Minggu, 7 Juli 2024

Mengganggu Kegiatan Masyarakat Sepanjang Tepian

Sungai Subayang merupakan salah satu sungai besar di Kabupaten Kampar yang berada di Rantau Kampar Kiri dan membelah banyak desa. Puluhan ribu jiwa bergantung kepada sungai ini untuk memenuhi keperluan hidup sehari-hari.

Laporan: KUNNI MASROHANTI (Kampar)

- Advertisement -

Sungai Subayang  membelah puluhan desa yang terletak di Kecamatan Kampar Kiri Hulu dan Kampar Kiri, Kabupaten Kampar. Desa-desa tersebut antara lain; Pangkalan Serai, Subayang Jaya, Terusan, Aur Kuning, Gajah Betalut,Tanjung Beringin, Batu Sanggan, Muara Bio, Tanjung Belit, Tanjung Belit Selatan (Pulau Pencong), Gema, Domo, Sungai Liti, Padang Sawah, Kuntu Darussalam, Kuntu, Teluk Paman, Teluk Paman Timur dan Lipatkain Selatan. Kegiatan masyarakat seperti mandi dan mencuci masih dilakukan di sungai ini.

Masyarakat juga mencari ikan di Sungai Subayang. Baik dengan cara menjaring, memancing atau pun menembak. Berbagai adat dan tradisi masyarakat layaknya masyarakat sungai, juga berjalan hingga saat ini. Antara lain Lubuk Larangan, Turun Mandi dan memandikan jenazah, khususnya di bagian hulu Subayang. Sedangkan di bagian hilir, mayoritas masyarakat memanfaatkan sungai ini untuk mencari ikan, mandi dan mencuci. Kegiatan masyarakat ini akan sangat terganggu bila Sungai Subayang sudah tidak jernih lagi.

Keruh Sungai Subayang ini memang dipengaruhi banyak sebab. Hujan lebat beberapa hari, khususnya di bagian hulu, keruhnya akan sampai ke hilir. Runtuhnya tebing-tebing sungai di beberapa bagian sungai juga bisa membuat Sungai Subayang keruh. Aktivitas penambangan seperti tambang pasir dan batu (sirtu) atau yang dikenal dengan kuari, juga demikian. Banyak hal yang bisa mengancam kelestarian Sungai Subayang.

- Advertisement -

Usaha kuari yang ada di Pulau Pencong Kecamatan Kampar Kiri Hulu dan dikelola CV Mitra Anugerah saat ini, juga diprotes warga yang tergabung dalam masyarakat peduli subayang (MPS) akhir April lalu. Bahkan MPS sempat mendatangi pengelola di lokasi kuari pada 22 Maret 2020 dan meminta agar usaha tersebut ditinjau ulang bahkan dihentikan.
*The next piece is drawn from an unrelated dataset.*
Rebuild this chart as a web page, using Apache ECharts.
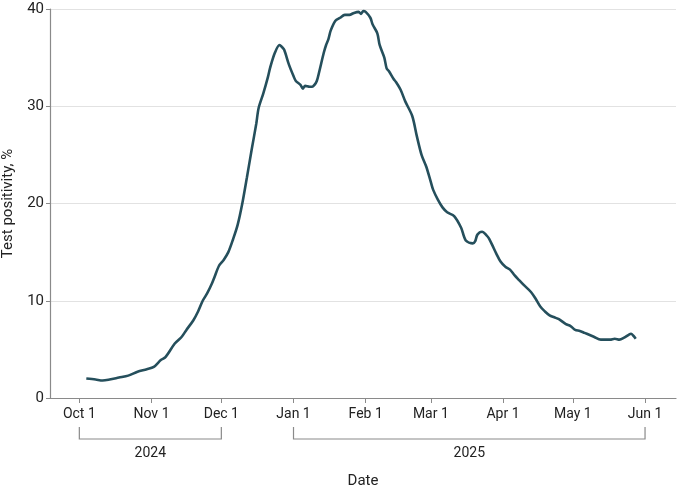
<!DOCTYPE html>
<html>
<head>
<meta charset="utf-8">
<script src="https://cdn.jsdelivr.net/npm/echarts@6/dist/echarts.min.js"></script>
<style>
  html, body { margin: 0; padding: 0; background: #fff; }
  #main { width: 680px; height: 488px; }
</style>
</head>
<body>
<div id="main"></div>
<script>
// dates of the 7-day series
var dates = [
    '2024-10-04', '2024-10-08', '2024-10-11', '2024-10-14', '2024-10-18', '2024-10-22', '2024-10-26', '2024-10-30',
    '2024-11-02', '2024-11-05', '2024-11-07', '2024-11-11', '2024-11-14', '2024-11-16', '2024-11-19', '2024-11-21',
    '2024-11-23', '2024-11-25', '2024-11-27', '2024-11-28', '2024-11-30',
    '2024-12-02', '2024-12-04', '2024-12-06', '2024-12-08', '2024-12-10', '2024-12-12', '2024-12-14', '2024-12-16',
    '2024-12-17', '2024-12-19', '2024-12-21', '2024-12-22', '2024-12-24', '2024-12-26', '2024-12-27', '2024-12-28',
    '2024-12-30',
    '2025-01-01', '2025-01-02', '2025-01-04', '2025-01-05', '2025-01-06', '2025-01-08', '2025-01-09', '2025-01-10',
    '2025-01-11', '2025-01-12', '2025-01-14', '2025-01-15', '2025-01-16', '2025-01-17', '2025-01-19', '2025-01-21',
    '2025-01-23', '2025-01-25', '2025-01-27', '2025-01-29', '2025-01-30', '2025-01-31',
    '2025-02-01', '2025-02-03', '2025-02-04', '2025-02-06', '2025-02-07', '2025-02-09', '2025-02-10', '2025-02-11',
    '2025-02-13', '2025-02-14', '2025-02-16', '2025-02-18', '2025-02-21', '2025-02-23', '2025-02-25', '2025-02-27',
    '2025-03-01', '2025-03-02', '2025-03-04', '2025-03-06', '2025-03-08', '2025-03-11', '2025-03-14', '2025-03-16',
    '2025-03-19', '2025-03-20', '2025-03-21', '2025-03-23', '2025-03-25', '2025-03-26', '2025-03-28', '2025-03-29',
    '2025-03-31',
    '2025-04-02', '2025-04-04', '2025-04-06', '2025-04-08', '2025-04-10', '2025-04-13', '2025-04-15', '2025-04-17',
    '2025-04-19', '2025-04-21', '2025-04-23', '2025-04-25', '2025-04-28', '2025-04-30',
    '2025-05-02', '2025-05-04', '2025-05-06', '2025-05-08', '2025-05-10', '2025-05-13', '2025-05-15', '2025-05-17',
    '2025-05-19', '2025-05-21', '2025-05-23', '2025-05-25', '2025-05-26', '2025-05-27', '2025-05-28'
];
var positivity = [
    2.0, 1.9, 1.8, 1.9, 2.1, 2.3, 2.7, 2.95,
    3.2, 3.9, 4.2, 5.6, 6.3, 7.0, 8.0, 8.9,
    10.0, 10.8, 11.8, 12.4, 13.6,
    14.2, 15.0, 16.3, 17.8, 20.0, 22.7, 25.5, 28.2,
    29.8, 31.3, 33.0, 34.0, 35.5, 36.3, 36.1, 35.8,
    34.3,
    33.1, 32.6, 32.2, 31.8, 32.1, 32.0, 32.0, 32.2,
    32.6, 33.5, 35.5, 36.3, 36.9, 37.8, 38.8, 39.1,
    39.4, 39.4, 39.6, 39.7, 39.5, 39.8,
    39.7, 39.1, 38.4, 37.5, 36.3, 35.0, 33.9, 33.6,
    32.8, 32.5, 31.7, 30.5, 29.0, 26.9, 25.0, 23.8,
    22.2, 21.4, 20.4, 19.6, 19.1, 18.7, 17.5, 16.2,
    15.9, 16.1, 16.8, 17.1, 16.7, 16.4, 15.4, 14.9,
    14.0,
    13.5, 13.2, 12.6, 12.1, 11.6, 10.9, 10.2, 9.4,
    8.9, 8.5, 8.3, 8.1, 7.6, 7.4,
    7.0, 6.9, 6.7, 6.5, 6.3, 6.0, 6.0, 6.0,
    6.1, 6.0, 6.2, 6.5, 6.6, 6.4, 6.1
];
// month ticks on the x axis
var tickMonths = [[2024, 9], [2024, 10], [2024, 11], [2025, 0], [2025, 1], [2025, 2], [2025, 3], [2025, 4], [2025, 5]];
var monthNames = ['Jan', 'Feb', 'Mar', 'Apr', 'May', 'Jun', 'Jul', 'Aug', 'Sep', 'Oct', 'Nov', 'Dec'];
// year brackets: label, first month, last month
var yearBrackets = [
    ['2024', [2024, 9], [2024, 11]],
    ['2025', [2025, 0], [2025, 5]]
];

var DAY = 24 * 3600 * 1000;
var fontFamily = 'Roboto, "Noto Sans", sans-serif';
var axisGray = '#8a8a8a';

function monthStart(ym) {
    return new Date(ym[0], ym[1], 1).getTime();
}
function parseDay(s) {
    var p = s.split('-');
    return new Date(+p[0], +p[1] - 1, +p[2]).getTime();
}

var tickValues = tickMonths.map(monthStart);
var seriesData = dates.map(function(d, i) {
    return [parseDay(d), positivity[i]];
});

var dom = document.getElementById('main');
var myChart = echarts.init(dom);

var option = {
    animation: false,
    textStyle: {
        fontFamily: fontFamily
    },
    grid: {
        left: 50,
        right: 4,
        top: 9,
        bottom: 90,
        containLabel: false,
        outerBoundsMode: 'none'
    },
    xAxis: {
        type: 'value',
        min: tickValues[0] - 12.6 * DAY,
        max: tickValues[tickValues.length - 1] + 13.3 * DAY,
        name: 'Date',
        nameLocation: 'middle',
        nameGap: 76,
        nameTextStyle: {
            fontFamily: fontFamily,
            fontSize: 15,
            color: '#222'
        },
        axisLine: {
            lineStyle: { color: axisGray, width: 1.2 }
        },
        axisTick: {
            show: true,
            customValues: tickValues,
            length: 5,
            lineStyle: { color: axisGray }
        },
        axisLabel: {
            customValues: tickValues,
            margin: 9,
            fontFamily: fontFamily,
            fontSize: 14,
            color: '#222',
            formatter: function(val) {
                var d = new Date(val);
                return monthNames[d.getMonth()] + ' ' + d.getDate();
            }
        },
        splitLine: { show: false }
    },
    yAxis: {
        type: 'value',
        min: 0,
        max: 40,
        interval: 10,
        name: 'Test positivity, %',
        nameLocation: 'middle',
        nameGap: 34,
        nameTextStyle: {
            fontFamily: fontFamily,
            fontSize: 15,
            color: '#222'
        },
        axisLine: {
            show: true,
            lineStyle: { color: axisGray, width: 1.2 }
        },
        axisTick: {
            show: true,
            length: 4,
            lineStyle: { color: axisGray }
        },
        axisLabel: {
            margin: 6,
            fontFamily: fontFamily,
            fontSize: 15,
            color: '#222'
        },
        splitLine: {
            lineStyle: { color: '#e2e2e2', width: 1.2 }
        }
    },
    series: [{
        type: 'line',
        data: seriesData,
        showSymbol: false,
        smooth: 0.3,
        lineStyle: {
            color: '#254f5c',
            width: 2.6
        }
    }]
};

myChart.setOption(option, true);

// year brackets under the month labels, placed through the x scale
function drawBrackets() {
    var top = 427, bar = 439;
    var elements = [];
    yearBrackets.forEach(function(b) {
        var x1 = myChart.convertToPixel({ xAxisIndex: 0 }, monthStart(b[1]));
        var x2 = myChart.convertToPixel({ xAxisIndex: 0 }, monthStart(b[2]));
        elements.push({
            type: 'polyline',
            silent: true,
            shape: { points: [[x1, top], [x1, bar], [x2, bar], [x2, top]] },
            style: { stroke: axisGray, lineWidth: 1.2, fill: null }
        });
        elements.push({
            type: 'text',
            silent: true,
            x: (x1 + x2) / 2,
            y: 453,
            style: {
                text: b[0],
                fontFamily: fontFamily,
                fontSize: 14,
                fill: '#222',
                align: 'center',
                verticalAlign: 'middle'
            }
        });
    });
    myChart.setOption({ graphic: { elements: elements } });
}
drawBrackets();

window.onresize = function() {
    myChart.resize();
    drawBrackets();
};
</script>
</body>
</html>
Masyarakat yang tergabug dalam MPS ini terdiri dari warga beberapa desa. Antara lain Desa Padang Sawah, Domo dan Kuntu. Mereka  ini mayoritas masyarakat yang biasa mencari ikan di sungai denga cara menembak, yakni menembak ikan dengan mengandalkan penglihatan langsung ke air. Jika air jernih, ikan terlihat jelas. Tapi jika keruh, semua menjadi gelap.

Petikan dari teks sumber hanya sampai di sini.